- THE INPUT -

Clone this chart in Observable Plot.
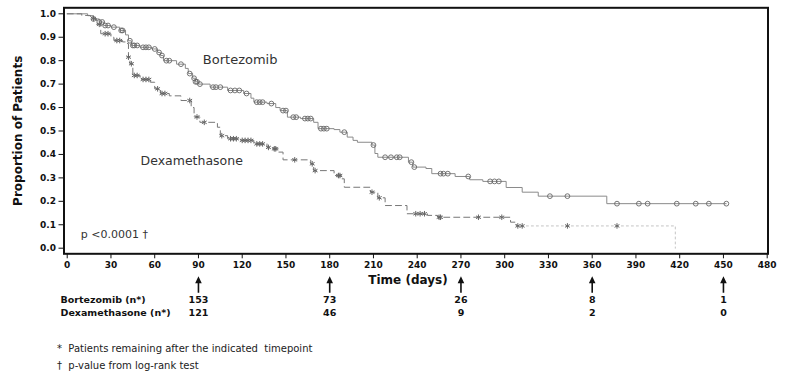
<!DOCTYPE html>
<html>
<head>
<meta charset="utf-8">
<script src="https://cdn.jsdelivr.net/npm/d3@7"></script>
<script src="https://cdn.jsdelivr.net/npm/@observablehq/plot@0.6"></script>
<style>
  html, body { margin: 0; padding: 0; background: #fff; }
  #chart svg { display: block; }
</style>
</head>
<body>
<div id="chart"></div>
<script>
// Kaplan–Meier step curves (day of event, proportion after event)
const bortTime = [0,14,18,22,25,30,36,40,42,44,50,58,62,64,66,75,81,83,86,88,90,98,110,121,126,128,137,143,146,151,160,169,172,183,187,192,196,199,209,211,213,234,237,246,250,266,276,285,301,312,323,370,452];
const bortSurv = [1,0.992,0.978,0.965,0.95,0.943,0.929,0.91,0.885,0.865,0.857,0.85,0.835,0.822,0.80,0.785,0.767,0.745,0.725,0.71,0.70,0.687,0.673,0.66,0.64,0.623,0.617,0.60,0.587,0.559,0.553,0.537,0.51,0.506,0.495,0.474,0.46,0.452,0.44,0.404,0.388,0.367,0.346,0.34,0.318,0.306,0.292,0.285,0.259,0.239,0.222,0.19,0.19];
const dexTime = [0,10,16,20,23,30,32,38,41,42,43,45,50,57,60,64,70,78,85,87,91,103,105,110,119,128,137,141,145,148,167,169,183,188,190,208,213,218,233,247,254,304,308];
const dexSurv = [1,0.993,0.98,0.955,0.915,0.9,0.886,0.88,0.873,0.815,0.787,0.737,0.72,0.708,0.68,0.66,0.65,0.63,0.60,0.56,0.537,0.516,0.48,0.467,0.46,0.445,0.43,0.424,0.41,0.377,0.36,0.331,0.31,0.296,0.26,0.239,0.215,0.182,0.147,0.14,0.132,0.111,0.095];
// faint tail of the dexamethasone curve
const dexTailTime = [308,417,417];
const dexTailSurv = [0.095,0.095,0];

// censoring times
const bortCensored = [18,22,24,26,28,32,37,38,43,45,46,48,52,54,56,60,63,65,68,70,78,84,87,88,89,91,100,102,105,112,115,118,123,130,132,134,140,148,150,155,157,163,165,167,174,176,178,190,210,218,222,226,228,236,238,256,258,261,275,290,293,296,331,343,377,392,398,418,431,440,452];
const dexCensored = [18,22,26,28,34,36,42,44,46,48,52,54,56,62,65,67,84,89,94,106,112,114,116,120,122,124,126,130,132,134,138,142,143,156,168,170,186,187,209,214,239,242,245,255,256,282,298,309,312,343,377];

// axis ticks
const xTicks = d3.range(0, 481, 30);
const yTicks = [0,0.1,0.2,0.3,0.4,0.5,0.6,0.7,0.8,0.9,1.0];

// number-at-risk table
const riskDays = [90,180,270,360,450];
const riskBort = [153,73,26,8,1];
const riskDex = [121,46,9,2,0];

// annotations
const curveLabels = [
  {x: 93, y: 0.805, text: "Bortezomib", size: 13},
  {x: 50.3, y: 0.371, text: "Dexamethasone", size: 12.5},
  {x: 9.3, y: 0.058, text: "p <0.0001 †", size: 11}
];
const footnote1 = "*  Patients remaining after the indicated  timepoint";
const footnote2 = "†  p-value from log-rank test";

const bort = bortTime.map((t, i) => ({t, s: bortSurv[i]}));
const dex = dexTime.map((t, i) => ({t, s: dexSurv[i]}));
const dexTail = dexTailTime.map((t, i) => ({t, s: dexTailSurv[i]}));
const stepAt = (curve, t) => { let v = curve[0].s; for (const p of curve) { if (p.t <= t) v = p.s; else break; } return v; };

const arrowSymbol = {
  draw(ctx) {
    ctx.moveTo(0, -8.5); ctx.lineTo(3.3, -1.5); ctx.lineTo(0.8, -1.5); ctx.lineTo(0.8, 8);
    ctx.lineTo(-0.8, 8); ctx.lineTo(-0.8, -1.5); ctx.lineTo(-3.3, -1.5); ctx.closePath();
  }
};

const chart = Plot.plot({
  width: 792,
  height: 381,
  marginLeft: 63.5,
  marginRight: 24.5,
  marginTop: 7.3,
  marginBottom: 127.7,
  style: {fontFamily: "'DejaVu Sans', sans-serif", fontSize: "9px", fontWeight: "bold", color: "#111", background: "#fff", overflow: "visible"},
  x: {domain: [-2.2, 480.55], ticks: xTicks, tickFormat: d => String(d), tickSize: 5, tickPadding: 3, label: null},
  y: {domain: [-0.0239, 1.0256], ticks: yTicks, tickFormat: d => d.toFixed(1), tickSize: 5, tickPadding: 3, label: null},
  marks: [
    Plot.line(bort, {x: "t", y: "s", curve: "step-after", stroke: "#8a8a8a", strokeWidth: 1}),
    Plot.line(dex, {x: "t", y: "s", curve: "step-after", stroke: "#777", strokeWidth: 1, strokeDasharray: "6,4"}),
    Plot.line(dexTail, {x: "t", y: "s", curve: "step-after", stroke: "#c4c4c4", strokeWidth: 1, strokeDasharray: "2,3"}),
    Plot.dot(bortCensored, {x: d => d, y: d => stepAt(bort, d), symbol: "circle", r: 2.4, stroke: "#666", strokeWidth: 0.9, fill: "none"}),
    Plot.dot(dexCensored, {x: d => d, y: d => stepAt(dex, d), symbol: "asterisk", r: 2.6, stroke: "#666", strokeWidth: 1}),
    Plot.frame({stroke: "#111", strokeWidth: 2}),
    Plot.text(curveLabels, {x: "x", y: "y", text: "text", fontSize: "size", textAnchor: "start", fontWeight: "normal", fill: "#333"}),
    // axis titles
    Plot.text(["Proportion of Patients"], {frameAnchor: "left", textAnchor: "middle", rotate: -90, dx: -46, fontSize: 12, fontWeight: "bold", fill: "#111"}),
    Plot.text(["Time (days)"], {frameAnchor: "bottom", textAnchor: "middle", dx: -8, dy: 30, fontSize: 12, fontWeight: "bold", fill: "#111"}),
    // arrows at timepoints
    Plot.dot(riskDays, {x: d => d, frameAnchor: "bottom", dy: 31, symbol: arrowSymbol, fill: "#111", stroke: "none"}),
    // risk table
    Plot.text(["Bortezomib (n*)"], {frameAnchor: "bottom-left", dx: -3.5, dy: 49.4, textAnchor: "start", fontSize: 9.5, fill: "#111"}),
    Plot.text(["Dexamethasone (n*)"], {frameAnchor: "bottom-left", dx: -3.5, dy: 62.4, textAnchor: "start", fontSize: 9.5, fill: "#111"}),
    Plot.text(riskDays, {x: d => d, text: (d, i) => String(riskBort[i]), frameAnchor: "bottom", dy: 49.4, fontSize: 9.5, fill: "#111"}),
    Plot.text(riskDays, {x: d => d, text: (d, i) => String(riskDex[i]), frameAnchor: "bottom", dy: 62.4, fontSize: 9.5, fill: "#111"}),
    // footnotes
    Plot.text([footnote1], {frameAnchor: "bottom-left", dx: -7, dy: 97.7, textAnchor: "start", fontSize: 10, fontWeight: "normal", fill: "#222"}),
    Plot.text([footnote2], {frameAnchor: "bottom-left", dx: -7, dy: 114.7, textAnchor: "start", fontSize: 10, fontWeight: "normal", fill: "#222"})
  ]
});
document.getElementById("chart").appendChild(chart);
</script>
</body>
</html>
---
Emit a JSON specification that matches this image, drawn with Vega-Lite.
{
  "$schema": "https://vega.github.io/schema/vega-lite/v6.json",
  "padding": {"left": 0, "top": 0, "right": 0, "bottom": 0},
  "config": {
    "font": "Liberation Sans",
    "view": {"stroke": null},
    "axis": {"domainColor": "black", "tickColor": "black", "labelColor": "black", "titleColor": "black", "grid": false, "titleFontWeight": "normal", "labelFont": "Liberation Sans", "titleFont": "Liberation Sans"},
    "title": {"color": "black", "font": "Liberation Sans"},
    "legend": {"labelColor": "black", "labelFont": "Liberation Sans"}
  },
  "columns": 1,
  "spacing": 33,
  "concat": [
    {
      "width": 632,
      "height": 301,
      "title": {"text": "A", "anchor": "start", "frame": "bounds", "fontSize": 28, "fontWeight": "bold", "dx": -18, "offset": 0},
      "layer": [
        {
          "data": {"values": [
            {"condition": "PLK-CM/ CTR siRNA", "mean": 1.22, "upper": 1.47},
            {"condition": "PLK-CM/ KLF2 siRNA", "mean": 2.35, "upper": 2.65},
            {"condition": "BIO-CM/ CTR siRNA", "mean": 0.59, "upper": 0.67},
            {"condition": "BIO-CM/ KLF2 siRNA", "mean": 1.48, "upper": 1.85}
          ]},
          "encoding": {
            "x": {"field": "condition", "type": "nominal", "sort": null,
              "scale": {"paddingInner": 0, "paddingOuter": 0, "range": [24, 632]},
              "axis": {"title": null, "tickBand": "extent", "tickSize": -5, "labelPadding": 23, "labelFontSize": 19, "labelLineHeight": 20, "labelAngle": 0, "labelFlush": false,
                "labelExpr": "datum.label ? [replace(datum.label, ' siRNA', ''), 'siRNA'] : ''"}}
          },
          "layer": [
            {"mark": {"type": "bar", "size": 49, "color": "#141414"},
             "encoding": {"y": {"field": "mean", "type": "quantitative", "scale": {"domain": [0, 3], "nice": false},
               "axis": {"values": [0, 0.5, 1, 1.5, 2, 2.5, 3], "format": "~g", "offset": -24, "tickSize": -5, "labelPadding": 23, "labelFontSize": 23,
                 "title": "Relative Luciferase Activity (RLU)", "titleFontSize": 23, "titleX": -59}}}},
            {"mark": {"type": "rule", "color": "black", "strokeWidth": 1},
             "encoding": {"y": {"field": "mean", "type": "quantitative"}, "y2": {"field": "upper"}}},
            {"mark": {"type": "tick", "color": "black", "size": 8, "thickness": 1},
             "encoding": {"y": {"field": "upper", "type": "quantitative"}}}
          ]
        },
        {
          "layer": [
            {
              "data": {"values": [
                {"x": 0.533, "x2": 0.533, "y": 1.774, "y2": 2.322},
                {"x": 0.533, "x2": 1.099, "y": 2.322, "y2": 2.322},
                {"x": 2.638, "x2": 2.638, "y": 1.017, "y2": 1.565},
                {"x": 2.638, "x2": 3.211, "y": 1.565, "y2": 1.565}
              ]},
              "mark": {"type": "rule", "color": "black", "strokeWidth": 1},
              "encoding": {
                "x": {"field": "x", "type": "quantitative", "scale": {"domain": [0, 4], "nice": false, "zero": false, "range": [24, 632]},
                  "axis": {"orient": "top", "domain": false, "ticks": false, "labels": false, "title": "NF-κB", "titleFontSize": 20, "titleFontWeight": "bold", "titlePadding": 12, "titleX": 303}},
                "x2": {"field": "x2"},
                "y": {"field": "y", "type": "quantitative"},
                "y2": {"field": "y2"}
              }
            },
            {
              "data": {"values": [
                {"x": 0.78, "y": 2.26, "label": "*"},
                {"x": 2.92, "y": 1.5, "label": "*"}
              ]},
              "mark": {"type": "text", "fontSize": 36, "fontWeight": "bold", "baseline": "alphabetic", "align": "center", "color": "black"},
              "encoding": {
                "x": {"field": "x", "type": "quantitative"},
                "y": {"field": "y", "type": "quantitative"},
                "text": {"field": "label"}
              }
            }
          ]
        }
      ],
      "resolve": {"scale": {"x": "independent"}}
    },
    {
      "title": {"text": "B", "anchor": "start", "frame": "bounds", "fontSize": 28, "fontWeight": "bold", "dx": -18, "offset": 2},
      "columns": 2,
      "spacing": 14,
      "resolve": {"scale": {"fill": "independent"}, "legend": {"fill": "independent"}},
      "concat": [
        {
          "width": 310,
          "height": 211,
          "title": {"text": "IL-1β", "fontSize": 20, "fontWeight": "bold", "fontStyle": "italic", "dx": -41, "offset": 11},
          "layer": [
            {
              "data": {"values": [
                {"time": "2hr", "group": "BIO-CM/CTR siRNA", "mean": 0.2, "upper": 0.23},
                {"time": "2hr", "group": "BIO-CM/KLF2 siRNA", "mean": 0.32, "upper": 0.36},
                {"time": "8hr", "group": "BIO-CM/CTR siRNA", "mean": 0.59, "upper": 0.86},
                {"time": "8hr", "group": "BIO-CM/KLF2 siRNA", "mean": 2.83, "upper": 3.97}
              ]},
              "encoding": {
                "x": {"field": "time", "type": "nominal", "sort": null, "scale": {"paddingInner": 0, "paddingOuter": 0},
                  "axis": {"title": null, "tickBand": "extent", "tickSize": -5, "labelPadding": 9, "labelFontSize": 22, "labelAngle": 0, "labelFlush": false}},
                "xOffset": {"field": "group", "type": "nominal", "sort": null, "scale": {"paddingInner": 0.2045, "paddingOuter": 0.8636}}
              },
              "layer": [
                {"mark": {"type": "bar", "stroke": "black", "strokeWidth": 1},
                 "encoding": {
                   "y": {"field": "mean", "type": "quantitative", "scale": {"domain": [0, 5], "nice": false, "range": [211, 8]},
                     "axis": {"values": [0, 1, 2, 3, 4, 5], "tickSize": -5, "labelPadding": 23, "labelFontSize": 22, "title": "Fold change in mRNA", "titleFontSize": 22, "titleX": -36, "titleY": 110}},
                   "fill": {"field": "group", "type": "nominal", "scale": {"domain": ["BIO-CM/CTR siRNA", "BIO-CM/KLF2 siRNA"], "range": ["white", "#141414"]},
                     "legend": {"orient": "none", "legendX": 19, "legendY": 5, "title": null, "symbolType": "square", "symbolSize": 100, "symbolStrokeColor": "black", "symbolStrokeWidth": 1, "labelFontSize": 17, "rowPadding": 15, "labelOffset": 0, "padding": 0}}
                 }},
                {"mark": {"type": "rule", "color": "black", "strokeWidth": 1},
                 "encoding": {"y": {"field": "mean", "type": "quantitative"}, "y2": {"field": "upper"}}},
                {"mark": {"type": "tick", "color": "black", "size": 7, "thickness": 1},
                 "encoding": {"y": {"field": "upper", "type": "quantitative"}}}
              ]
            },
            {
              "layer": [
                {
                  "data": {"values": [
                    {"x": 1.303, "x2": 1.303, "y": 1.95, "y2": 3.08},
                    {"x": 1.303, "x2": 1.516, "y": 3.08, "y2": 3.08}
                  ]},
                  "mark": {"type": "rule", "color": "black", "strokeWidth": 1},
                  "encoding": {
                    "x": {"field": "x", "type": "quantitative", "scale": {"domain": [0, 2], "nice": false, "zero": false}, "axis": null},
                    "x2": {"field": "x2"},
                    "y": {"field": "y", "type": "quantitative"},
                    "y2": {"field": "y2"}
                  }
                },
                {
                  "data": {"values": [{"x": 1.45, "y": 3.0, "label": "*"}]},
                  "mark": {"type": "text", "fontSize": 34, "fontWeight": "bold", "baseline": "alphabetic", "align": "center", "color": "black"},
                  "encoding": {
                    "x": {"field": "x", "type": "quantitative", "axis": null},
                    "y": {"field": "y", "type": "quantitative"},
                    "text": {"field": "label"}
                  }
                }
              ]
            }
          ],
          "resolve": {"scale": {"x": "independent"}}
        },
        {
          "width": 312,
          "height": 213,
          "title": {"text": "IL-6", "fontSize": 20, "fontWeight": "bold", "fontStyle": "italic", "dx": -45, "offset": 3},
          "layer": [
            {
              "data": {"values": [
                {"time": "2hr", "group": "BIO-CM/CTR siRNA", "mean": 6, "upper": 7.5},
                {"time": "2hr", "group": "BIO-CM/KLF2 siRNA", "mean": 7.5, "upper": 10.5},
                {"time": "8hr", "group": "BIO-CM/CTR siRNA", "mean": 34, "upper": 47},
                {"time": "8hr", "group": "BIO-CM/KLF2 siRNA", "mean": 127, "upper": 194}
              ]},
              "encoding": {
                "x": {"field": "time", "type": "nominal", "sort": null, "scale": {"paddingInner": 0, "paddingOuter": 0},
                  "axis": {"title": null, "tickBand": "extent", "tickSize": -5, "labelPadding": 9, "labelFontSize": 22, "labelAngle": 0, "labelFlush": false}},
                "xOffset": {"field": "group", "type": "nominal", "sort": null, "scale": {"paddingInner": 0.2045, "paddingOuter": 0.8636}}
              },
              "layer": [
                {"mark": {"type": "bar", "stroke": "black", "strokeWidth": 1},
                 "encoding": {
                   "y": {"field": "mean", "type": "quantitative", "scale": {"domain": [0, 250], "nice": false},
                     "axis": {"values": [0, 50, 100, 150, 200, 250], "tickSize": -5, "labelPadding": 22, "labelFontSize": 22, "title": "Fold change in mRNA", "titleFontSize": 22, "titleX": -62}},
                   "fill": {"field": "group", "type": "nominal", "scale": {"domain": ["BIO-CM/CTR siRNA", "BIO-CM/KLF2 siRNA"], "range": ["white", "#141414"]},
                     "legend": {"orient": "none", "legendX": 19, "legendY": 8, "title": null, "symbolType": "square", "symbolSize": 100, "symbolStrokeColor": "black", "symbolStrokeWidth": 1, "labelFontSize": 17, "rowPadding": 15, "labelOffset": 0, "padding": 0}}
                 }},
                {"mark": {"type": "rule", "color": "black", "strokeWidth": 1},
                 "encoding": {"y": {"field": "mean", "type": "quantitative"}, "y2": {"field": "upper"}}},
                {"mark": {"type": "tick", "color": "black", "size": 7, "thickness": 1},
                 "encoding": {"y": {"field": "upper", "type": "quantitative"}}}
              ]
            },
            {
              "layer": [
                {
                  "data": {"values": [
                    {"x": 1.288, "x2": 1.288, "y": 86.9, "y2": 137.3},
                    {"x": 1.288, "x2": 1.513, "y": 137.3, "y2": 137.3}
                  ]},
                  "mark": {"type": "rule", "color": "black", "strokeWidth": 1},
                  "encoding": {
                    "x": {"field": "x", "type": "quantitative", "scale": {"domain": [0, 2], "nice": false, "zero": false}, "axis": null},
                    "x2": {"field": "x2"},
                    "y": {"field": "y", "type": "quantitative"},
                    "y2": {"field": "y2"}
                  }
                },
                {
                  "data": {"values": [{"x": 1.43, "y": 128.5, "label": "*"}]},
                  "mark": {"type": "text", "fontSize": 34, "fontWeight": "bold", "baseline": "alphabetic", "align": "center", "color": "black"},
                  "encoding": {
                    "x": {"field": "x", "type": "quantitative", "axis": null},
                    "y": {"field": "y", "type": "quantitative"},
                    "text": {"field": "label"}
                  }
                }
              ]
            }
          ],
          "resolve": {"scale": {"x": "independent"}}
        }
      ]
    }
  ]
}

- GOAL -
Copy the listing above exactly, but only from the line with "Clone this chart in Observable Plot." through the line with "const riskDex = [121,46,9,2,0];", including those two lines and excluding any picture.

- WRITTEN SOLUTION -
Clone this chart in Observable Plot.
<!DOCTYPE html>
<html>
<head>
<meta charset="utf-8">
<script src="https://cdn.jsdelivr.net/npm/d3@7"></script>
<script src="https://cdn.jsdelivr.net/npm/@observablehq/plot@0.6"></script>
<style>
  html, body { margin: 0; padding: 0; background: #fff; }
  #chart svg { display: block; }
</style>
</head>
<body>
<div id="chart"></div>
<script>
// Kaplan–Meier step curves (day of event, proportion after event)
const bortTime = [0,14,18,22,25,30,36,40,42,44,50,58,62,64,66,75,81,83,86,88,90,98,110,121,126,128,137,143,146,151,160,169,172,183,187,192,196,199,209,211,213,234,237,246,250,266,276,285,301,312,323,370,452];
const bortSurv = [1,0.992,0.978,0.965,0.95,0.943,0.929,0.91,0.885,0.865,0.857,0.85,0.835,0.822,0.80,0.785,0.767,0.745,0.725,0.71,0.70,0.687,0.673,0.66,0.64,0.623,0.617,0.60,0.587,0.559,0.553,0.537,0.51,0.506,0.495,0.474,0.46,0.452,0.44,0.404,0.388,0.367,0.346,0.34,0.318,0.306,0.292,0.285,0.259,0.239,0.222,0.19,0.19];
const dexTime = [0,10,16,20,23,30,32,38,41,42,43,45,50,57,60,64,70,78,85,87,91,103,105,110,119,128,137,141,145,148,167,169,183,188,190,208,213,218,233,247,254,304,308];
const dexSurv = [1,0.993,0.98,0.955,0.915,0.9,0.886,0.88,0.873,0.815,0.787,0.737,0.72,0.708,0.68,0.66,0.65,0.63,0.60,0.56,0.537,0.516,0.48,0.467,0.46,0.445,0.43,0.424,0.41,0.377,0.36,0.331,0.31,0.296,0.26,0.239,0.215,0.182,0.147,0.14,0.132,0.111,0.095];
// faint tail of the dexamethasone curve
const dexTailTime = [308,417,417];
const dexTailSurv = [0.095,0.095,0];

// censoring times
const bortCensored = [18,22,24,26,28,32,37,38,43,45,46,48,52,54,56,60,63,65,68,70,78,84,87,88,89,91,100,102,105,112,115,118,123,130,132,134,140,148,150,155,157,163,165,167,174,176,178,190,210,218,222,226,228,236,238,256,258,261,275,290,293,296,331,343,377,392,398,418,431,440,452];
const dexCensored = [18,22,26,28,34,36,42,44,46,48,52,54,56,62,65,67,84,89,94,106,112,114,116,120,122,124,126,130,132,134,138,142,143,156,168,170,186,187,209,214,239,242,245,255,256,282,298,309,312,343,377];

// axis ticks
const xTicks = d3.range(0, 481, 30);
const yTicks = [0,0.1,0.2,0.3,0.4,0.5,0.6,0.7,0.8,0.9,1.0];

// number-at-risk table
const riskDays = [90,180,270,360,450];
const riskBort = [153,73,26,8,1];
const riskDex = [121,46,9,2,0];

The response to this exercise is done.